A wavelength fragment of the simulated seven-transit observations of WASP-107 b with VLT/CRIRES+. The wavelength range (horizontal axis, nm) corresponds to the part of spectral order 24 (second order from the bottom) that falls on the middle detector, and the vertical axis is the time dimension starting with exposure 0 of the first observation at the bottom. Horizontal bands correspond to individual transits with 50-64 spectra per transit, with the influence of airmass and variable slit losses affecting the flux level between adjacent exposures. One can clearly distinguish telluric (constant in wavelength) and stellar (shifting with barycentric velocity) lines and notice the variation of telluric absorption strength between transits. — astro-ph.EP

Our ability to observe, detect, and characterize exoplanetary atmospheres has grown by leaps and bounds over the last 20 years, aided largely by developments in astronomical instrumentation; improvements in data analysis techniques; and an increase in the sophistication and availability of spectroscopic models.

Over this time, detections have been made for a number of important molecular species across a range of wavelengths and spectral resolutions.

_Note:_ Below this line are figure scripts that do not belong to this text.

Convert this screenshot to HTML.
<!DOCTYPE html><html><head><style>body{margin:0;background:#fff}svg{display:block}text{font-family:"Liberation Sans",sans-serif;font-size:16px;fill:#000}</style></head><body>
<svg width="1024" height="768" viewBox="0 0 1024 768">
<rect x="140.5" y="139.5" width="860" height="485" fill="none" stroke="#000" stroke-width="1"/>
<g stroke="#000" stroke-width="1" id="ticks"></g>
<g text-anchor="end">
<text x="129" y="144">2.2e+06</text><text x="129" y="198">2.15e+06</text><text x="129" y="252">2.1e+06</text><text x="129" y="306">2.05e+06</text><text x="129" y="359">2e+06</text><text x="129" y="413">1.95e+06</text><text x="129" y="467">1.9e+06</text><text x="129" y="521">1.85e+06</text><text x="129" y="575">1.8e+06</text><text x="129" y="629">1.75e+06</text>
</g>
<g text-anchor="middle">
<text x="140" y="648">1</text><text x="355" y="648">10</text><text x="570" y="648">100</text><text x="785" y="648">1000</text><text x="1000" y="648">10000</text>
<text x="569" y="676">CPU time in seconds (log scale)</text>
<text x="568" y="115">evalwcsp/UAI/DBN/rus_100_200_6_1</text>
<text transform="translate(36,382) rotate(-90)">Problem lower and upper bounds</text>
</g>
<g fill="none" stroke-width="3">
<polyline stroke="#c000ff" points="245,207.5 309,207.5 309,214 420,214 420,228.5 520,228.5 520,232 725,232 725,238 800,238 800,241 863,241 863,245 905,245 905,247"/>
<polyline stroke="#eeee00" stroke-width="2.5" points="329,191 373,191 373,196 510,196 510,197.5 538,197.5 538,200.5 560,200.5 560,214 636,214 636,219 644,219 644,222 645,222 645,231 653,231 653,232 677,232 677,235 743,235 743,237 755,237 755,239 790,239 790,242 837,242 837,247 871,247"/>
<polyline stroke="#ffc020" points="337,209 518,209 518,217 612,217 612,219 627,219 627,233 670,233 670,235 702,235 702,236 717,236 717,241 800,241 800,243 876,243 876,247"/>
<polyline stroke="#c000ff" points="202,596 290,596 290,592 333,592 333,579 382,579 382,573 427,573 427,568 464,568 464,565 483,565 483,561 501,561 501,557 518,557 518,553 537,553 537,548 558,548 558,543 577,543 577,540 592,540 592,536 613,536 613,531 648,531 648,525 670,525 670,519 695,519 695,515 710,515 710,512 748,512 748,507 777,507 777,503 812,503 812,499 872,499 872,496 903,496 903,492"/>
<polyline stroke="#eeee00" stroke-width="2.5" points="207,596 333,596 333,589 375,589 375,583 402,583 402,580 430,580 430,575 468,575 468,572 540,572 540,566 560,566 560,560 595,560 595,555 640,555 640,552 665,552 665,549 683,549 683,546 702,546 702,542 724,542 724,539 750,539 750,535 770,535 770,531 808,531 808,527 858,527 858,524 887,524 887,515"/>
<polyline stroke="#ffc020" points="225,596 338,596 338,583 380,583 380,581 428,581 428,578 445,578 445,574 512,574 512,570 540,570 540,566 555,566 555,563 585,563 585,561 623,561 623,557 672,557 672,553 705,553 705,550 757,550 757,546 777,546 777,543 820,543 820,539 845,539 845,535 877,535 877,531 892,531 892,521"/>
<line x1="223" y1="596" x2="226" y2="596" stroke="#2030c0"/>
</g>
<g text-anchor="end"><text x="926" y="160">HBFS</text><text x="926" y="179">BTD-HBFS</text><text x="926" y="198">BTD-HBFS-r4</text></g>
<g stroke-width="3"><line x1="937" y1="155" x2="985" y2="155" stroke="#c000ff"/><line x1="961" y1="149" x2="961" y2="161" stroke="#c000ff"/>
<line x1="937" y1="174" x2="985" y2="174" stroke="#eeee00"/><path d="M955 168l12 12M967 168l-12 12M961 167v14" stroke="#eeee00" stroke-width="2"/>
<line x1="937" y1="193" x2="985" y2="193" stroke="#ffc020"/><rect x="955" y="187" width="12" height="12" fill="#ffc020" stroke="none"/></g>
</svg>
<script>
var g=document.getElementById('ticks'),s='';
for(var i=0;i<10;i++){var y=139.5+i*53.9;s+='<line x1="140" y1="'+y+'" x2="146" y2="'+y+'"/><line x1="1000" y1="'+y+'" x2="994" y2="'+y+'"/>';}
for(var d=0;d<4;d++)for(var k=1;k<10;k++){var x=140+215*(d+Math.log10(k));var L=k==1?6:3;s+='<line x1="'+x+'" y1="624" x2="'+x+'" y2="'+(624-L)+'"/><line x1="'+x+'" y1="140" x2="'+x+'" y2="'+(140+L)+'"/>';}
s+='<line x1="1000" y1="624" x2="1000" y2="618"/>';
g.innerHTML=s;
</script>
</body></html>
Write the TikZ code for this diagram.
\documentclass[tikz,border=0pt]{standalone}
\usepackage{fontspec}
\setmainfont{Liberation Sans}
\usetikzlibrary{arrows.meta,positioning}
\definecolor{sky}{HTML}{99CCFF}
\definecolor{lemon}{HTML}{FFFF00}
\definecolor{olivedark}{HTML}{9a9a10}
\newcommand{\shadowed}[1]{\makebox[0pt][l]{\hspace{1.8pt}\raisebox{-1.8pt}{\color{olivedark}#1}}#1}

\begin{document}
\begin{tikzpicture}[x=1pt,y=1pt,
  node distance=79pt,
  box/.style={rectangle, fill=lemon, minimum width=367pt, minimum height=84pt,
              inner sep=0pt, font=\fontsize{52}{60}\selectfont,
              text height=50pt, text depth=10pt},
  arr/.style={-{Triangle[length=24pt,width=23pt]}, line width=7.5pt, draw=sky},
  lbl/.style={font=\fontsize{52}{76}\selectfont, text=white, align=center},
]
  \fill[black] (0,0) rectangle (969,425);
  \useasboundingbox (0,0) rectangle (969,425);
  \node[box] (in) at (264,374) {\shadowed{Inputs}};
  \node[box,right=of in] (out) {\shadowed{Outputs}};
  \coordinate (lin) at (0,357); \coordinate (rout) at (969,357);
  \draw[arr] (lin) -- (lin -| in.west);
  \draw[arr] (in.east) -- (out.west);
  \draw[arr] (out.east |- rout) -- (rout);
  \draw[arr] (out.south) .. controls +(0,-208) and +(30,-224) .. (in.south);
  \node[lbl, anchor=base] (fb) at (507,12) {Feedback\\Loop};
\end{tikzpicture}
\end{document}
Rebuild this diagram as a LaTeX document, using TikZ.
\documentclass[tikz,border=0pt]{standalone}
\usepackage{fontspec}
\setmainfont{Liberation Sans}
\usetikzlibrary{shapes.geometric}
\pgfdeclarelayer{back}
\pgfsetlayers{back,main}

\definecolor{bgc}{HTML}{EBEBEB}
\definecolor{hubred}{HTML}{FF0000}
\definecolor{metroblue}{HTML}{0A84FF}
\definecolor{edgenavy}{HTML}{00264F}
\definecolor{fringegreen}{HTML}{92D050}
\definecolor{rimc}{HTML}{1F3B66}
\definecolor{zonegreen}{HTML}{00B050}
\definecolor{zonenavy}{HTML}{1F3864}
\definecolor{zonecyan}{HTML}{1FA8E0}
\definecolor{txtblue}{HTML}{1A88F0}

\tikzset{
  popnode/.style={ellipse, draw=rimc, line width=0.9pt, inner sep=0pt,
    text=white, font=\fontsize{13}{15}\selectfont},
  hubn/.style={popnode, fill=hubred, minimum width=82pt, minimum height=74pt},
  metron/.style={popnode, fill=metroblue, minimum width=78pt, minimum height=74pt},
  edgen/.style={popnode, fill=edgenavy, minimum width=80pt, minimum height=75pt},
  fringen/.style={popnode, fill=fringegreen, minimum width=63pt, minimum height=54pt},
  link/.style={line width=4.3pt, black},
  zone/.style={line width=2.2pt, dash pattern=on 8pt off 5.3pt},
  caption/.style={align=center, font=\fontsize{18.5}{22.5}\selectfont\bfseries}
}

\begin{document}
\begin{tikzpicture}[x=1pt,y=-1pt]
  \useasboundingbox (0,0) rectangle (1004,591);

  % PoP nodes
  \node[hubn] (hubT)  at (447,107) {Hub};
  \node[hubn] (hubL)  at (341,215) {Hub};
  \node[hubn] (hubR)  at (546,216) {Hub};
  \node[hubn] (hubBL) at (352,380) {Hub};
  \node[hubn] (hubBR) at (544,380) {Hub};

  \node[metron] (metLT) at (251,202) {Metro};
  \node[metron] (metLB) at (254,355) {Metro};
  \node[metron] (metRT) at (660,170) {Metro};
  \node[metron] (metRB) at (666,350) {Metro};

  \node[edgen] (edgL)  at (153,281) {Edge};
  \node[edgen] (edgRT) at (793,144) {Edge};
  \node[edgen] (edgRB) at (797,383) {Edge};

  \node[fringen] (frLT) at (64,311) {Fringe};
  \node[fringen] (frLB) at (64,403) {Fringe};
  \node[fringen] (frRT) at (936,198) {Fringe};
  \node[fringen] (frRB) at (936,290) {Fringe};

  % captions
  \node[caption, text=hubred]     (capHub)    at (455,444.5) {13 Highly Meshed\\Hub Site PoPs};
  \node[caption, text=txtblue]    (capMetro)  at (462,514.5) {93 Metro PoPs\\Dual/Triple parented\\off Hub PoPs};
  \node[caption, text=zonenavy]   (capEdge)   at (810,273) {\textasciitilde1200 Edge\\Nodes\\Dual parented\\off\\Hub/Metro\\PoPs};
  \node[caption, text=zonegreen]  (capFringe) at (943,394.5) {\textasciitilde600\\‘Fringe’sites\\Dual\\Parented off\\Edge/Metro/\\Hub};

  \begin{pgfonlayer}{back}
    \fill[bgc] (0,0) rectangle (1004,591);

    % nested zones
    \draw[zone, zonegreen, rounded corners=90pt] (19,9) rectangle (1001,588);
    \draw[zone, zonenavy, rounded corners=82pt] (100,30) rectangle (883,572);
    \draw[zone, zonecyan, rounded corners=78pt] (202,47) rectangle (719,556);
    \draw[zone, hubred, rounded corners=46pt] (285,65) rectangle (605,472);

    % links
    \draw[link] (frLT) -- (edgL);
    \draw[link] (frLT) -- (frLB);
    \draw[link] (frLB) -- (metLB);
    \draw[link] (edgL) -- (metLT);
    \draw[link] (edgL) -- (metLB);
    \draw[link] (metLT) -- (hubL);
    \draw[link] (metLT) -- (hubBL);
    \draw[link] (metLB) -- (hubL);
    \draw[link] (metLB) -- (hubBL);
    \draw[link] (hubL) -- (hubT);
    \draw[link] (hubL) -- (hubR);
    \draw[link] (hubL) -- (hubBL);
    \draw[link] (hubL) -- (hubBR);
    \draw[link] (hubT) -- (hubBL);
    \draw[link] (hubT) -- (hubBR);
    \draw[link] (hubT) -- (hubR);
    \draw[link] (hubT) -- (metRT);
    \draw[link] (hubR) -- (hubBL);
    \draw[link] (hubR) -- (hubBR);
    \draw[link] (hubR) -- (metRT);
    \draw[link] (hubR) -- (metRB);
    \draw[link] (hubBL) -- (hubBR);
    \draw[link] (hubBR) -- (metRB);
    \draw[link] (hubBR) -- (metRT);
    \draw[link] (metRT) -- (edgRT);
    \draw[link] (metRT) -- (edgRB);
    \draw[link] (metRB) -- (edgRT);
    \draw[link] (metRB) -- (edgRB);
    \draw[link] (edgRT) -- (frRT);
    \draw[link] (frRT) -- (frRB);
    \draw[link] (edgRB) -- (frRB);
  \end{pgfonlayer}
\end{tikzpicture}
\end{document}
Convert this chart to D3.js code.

Ground-based observations at high resolution are particularly valuable due to the high contrast achievable between the stellar spectral continuum and the cores of resolved exoplanet absorption features.

However, the model-independent retrieval of such features remains a major hurdle in data analysis, with traditional methods being limited by both the choice of algorithm used to remove the non-exoplanetary components of the signal, as well as the accuracy of model template spectra used for cross-correlation.

Here we present a new algorithm TSD (Transmission Spectroscopy Decomposition) formulated as an inverse problem in order to minimize the number of assumptions and theoretically modelled components included in the retrieval.

Instead of cross-correlation with pre-computed template exoplanet spectra, we rely on high spectral resolution and instrument stability to distinguish between the stellar, exoplanetary, and telluric components and velocity frames in the sequence of absorption spectra taken during multiple transits.

We demonstrate the performance of our new method using both simulated and real K band observations from ESO’s VLT/CRIRES+ instrument, and present results obtained from two transits of the highly-inflated super-Neptune WASP-107 b which orbits a nearby K7V star.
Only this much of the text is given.